# options for backsplashe? tile or paint?



## dougrus (Sep 16, 2006)

Hey Holly...

In terms of tiling, let me ask, how secure is the laminate? Is it adhered to the wall really well?
I wouldnt tile over laminate if it were my kitchen, but I have heard that it is accepted as long as it is not loose or in bad condition. I have heard that you need to sand or rough up the surface a little to improve adhesion of the thinset or the mastic.
Personally, I would remove the laminate, install 1/4 inch backer (like Hardibacker) secured with screws and then modified thinset then tile.

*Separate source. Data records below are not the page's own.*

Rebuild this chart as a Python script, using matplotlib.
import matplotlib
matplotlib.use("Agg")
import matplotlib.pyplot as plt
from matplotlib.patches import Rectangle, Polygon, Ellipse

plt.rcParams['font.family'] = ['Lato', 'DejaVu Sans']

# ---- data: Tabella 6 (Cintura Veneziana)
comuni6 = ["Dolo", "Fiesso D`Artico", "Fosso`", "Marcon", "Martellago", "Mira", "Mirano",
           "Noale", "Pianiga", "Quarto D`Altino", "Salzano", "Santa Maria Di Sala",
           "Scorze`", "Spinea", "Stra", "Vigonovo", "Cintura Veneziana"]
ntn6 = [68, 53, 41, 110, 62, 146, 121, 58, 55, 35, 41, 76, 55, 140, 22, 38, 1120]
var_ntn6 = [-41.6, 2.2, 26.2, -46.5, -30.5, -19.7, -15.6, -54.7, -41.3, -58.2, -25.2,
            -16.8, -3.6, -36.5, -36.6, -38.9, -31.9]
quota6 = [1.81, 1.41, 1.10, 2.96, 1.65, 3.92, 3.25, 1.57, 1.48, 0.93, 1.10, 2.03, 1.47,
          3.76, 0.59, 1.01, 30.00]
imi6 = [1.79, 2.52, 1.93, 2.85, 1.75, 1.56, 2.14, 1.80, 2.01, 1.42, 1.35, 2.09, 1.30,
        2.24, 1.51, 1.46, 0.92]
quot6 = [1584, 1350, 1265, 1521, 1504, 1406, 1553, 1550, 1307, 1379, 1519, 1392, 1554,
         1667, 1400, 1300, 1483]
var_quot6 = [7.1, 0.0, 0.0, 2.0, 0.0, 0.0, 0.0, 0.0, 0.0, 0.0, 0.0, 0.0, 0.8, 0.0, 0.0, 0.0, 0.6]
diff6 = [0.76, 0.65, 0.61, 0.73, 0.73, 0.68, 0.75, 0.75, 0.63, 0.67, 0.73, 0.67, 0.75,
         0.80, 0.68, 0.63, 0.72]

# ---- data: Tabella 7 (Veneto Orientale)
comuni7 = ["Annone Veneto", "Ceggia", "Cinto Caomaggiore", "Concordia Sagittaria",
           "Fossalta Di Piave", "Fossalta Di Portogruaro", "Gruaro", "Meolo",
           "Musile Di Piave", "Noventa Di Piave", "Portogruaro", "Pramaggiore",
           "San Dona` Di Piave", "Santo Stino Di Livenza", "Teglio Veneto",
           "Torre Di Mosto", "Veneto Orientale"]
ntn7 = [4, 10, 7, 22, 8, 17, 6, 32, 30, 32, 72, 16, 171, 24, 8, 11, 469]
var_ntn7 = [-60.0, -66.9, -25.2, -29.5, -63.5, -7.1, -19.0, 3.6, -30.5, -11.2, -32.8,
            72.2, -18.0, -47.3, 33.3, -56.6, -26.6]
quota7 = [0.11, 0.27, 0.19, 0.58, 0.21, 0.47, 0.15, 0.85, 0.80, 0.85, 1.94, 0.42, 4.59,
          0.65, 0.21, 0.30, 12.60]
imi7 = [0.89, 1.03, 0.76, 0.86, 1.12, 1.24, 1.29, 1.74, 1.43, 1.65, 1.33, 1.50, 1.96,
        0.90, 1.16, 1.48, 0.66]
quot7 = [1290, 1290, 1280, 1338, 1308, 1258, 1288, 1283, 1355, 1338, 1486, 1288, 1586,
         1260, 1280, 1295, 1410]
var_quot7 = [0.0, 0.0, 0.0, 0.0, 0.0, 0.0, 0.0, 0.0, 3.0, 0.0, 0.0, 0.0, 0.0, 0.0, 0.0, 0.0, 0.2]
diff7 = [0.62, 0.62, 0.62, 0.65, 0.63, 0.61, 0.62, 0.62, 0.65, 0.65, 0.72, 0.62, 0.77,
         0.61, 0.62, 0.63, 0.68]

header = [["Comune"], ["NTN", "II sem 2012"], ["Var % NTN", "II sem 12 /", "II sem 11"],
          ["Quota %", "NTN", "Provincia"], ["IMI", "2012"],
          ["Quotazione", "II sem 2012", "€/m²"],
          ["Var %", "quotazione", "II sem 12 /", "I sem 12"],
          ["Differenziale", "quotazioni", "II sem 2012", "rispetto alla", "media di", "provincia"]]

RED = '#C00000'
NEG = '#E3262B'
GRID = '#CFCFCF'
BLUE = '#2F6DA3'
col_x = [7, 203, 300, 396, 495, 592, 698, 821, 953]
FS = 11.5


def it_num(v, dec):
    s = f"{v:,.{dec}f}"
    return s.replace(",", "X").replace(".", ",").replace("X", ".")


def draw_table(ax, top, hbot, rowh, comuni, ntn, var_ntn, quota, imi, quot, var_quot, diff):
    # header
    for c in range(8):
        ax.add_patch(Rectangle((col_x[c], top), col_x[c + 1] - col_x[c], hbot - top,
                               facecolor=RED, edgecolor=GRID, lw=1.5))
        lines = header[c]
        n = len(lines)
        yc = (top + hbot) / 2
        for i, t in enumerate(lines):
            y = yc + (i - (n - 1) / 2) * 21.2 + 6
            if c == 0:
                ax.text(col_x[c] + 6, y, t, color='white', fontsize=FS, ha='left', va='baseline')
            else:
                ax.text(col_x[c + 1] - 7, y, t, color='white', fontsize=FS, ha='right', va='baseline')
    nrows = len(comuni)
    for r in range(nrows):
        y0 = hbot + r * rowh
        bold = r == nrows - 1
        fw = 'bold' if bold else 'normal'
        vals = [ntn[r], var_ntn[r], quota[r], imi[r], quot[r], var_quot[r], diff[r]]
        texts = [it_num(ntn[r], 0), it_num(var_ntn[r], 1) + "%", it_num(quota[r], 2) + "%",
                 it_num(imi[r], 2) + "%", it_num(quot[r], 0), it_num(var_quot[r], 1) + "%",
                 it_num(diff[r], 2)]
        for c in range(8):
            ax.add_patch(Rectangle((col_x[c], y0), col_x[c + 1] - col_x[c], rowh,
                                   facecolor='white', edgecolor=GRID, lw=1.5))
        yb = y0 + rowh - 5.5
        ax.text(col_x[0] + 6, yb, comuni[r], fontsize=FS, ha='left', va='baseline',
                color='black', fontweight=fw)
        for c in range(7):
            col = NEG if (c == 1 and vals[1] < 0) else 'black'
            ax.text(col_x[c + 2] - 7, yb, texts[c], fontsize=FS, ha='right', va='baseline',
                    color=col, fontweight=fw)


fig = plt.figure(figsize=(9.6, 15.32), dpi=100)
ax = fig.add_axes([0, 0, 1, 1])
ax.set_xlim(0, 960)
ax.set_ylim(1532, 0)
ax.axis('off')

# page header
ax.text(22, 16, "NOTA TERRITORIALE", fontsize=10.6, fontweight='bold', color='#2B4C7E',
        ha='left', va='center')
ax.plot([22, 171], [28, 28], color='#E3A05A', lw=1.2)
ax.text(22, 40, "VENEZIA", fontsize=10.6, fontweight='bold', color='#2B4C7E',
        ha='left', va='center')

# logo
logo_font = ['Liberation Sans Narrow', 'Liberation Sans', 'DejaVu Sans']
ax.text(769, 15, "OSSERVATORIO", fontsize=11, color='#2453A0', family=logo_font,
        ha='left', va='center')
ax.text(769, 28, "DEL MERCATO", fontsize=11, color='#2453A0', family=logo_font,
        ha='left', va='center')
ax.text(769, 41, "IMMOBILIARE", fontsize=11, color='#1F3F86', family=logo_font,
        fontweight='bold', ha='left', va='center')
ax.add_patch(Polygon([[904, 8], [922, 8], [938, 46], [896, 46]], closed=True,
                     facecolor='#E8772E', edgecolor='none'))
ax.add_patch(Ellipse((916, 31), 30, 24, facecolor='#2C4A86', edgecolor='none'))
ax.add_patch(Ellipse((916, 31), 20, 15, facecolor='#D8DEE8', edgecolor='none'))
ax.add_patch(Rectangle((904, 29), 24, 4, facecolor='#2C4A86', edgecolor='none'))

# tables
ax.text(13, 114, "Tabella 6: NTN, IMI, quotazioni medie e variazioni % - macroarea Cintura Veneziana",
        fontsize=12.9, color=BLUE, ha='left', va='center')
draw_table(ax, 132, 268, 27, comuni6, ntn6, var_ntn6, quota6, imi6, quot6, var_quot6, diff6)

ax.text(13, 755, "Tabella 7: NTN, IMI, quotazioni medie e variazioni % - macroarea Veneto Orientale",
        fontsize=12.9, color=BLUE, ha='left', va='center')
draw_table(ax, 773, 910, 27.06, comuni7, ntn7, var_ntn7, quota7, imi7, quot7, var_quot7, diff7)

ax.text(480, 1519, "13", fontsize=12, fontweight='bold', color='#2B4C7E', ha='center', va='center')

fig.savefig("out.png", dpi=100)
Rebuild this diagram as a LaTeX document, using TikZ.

Not sure how the paint would look.


----------



## Holly (Sep 16, 2006)

Thanks


----------



## Darylh (Jan 2, 2006)

Removing is usally the best way to go, no way to know how long it will be before it starts to let go.
However there is another idea, my wife did some painting on our backsplash that looks like tile (see the pic I have included).
In order to do this on laminate you should take some 100 grit sand paper to all of the backsplash and then Apply a Top of the line Ben Moore primer, then pic the colour for your grout lines and paint all the laminate with this colour first, then just mask off for your tile and your ready to go now pic how many colours you want to put in the tile and get that many small sponges and do one colour at a time and wait for each colour to dry before continuing. Just dab the sponge into the paint sponging off the excess paint and dap away. My wife really enjoyed doing this.


----------



## dougrus (Sep 16, 2006)

Wow. Much nicer than the description suggested!


----------